Friday, June 11, 2010
1st Annual Billboard Country Music Summit: Advice from Music Industry Leaders on Artist Imaging
While artist imaging was mentioned by various speakers and panelists in almost all ten sessions, the importance of it was obvious in two particular sessions, the “Marketing & Branding for Country Music” session and the “Who’s Gonna Fill Their Shoes?” session that discussed successful artist development of the next superstar acts and their sustainability. In fact, in “Who’s Gonna Fill Their Shoes?,” the panelists immediately began talking about the importance of the artist’s image straight out of the gate before discussing any other aspect of what makes an artist successful. That’s because, as many panelists agreed, image is something that cannot be put on the back burner. As I have stated in previous blogs, knowing your image (meaning, knowing who you are as an artist) is important in attracting the right team, determining the right path for your career, selecting the right songs for your projects, and on and on.
In both of the sessions mentioned above, what I always say was reiterated by the panelists, that image is not just about the artist’s clothes or their look, which is why I spend a lot of time coaching my clients on how to present themselves in a variety of situations, whether it’s a radio interview, a meeting with an interested label, etc. As Great American Country (GAC)’s Senior VP of Programming Sarah Trahern said, image is also about an artist’s ability to articulate and communicate his or her story. She spoke about an artist who came into the GAC offices to discuss video airplay and, when asked to tell the executives a little bit about his/herself, the artist was not really able to give much of an answer. There are more artists wanting video airplay on GAC than there are available slots. My assumption is that question was asked for similar reasons why a label would ask that question: to find out what about this artist makes them unique from other artists and why should the artist be given consideration aside from the fact that they have a great song, great talent, or what have you.
I have worked with clients who, in the beginning could not accurately express their uniqueness to me or to anyone else. The typical, initial response to that question is, “I don’t know” or “I’m talented.” My response to that is “Yes you’re talented, but so is everyone else in this town. What makes you different from them?” After several sessions of me helping them dig down deep within themselves, they are able to learn things about themselves they never realized before, and in turn are able to better explain their uniqueness in a compelling and captivating way that garners the attention of music industry decision makers. Waiting until you start getting that question is not the time to try to figure out how to appropriately answer that question. Being prepared for it ahead of time will ensure that the artist will make a genuine positive first impression on key players in the industry.
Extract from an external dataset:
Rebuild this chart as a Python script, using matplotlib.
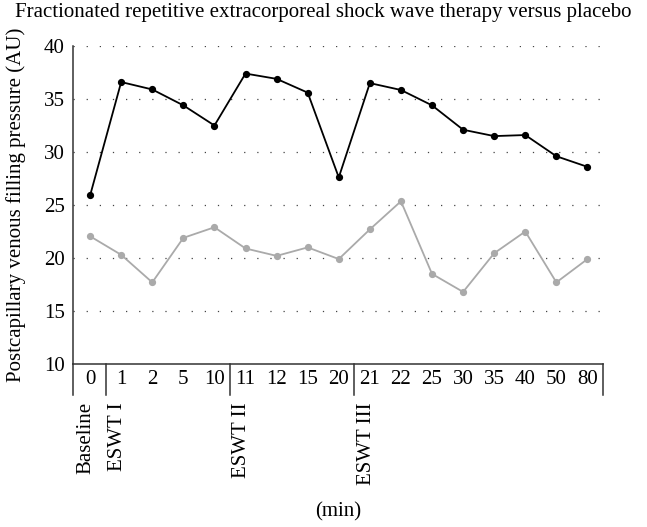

This is important since so many aspiring artists rarely get a first chance, much less a second chance to do so. Blowing that first (and possibly only) chance can be detrimental to a budding career since the music industry has a long memory.
In the session “Marketing & Branding for Country Music,” much of the information and advice discussed was not limited to just country music artists. In fact, panelist Marcie Allen of MAC Presents stated that when a corporation is considering sponsoring a recording artist, there is sometimes concern over the behavior of the artist, such as Chris Brown’s physical abuse of Rihanna. Corporations don’t want a “Chris Brown disaster” on their hands, and while Allen says there is less risk of such a disaster in country music, there is always some level of that risk. Bad behavior from one artist in any genre hurts all artists in all genres. So again, an artist’s image, regardless of the genre, is not just based on their clothes or their look. It’s also based also on their behavior. Sponsors, especially sponsors with a cause-marketing campaign, are looking to sponsor artists and acts who are less risky, those acts that have a “squeaky clean” image. How do you present your image to a potential sponsor? Allen says that you must refine and pinpoint your own story to show what you represent. Eh hem…sounds a little like what Sarah Trahern was also saying, right? Being prepared to articulate your story, your uniqueness, and your image not only helps you make a good first impression. It also helps you secure the financial support you need to make it as an artist in today’s music industry. Most labels these days won’t even consider an artist if he or she doesn’t have financial backing or sponsorship of some kind.
How would you tell your story? As the panelists from the summit agreed, it all starts with determining your core values and what you are passionate about. Then, with the help of an image consultant, you learn how to tell that story visually (in your look) and audibly in both your music and your verbal presentation of yourself. Working with clients on media coaching and meeting preparation is my favorite part of my job because that’s how I really get to know my clients on a deeper level, which in turn helps them to be more successful in achieving their goals!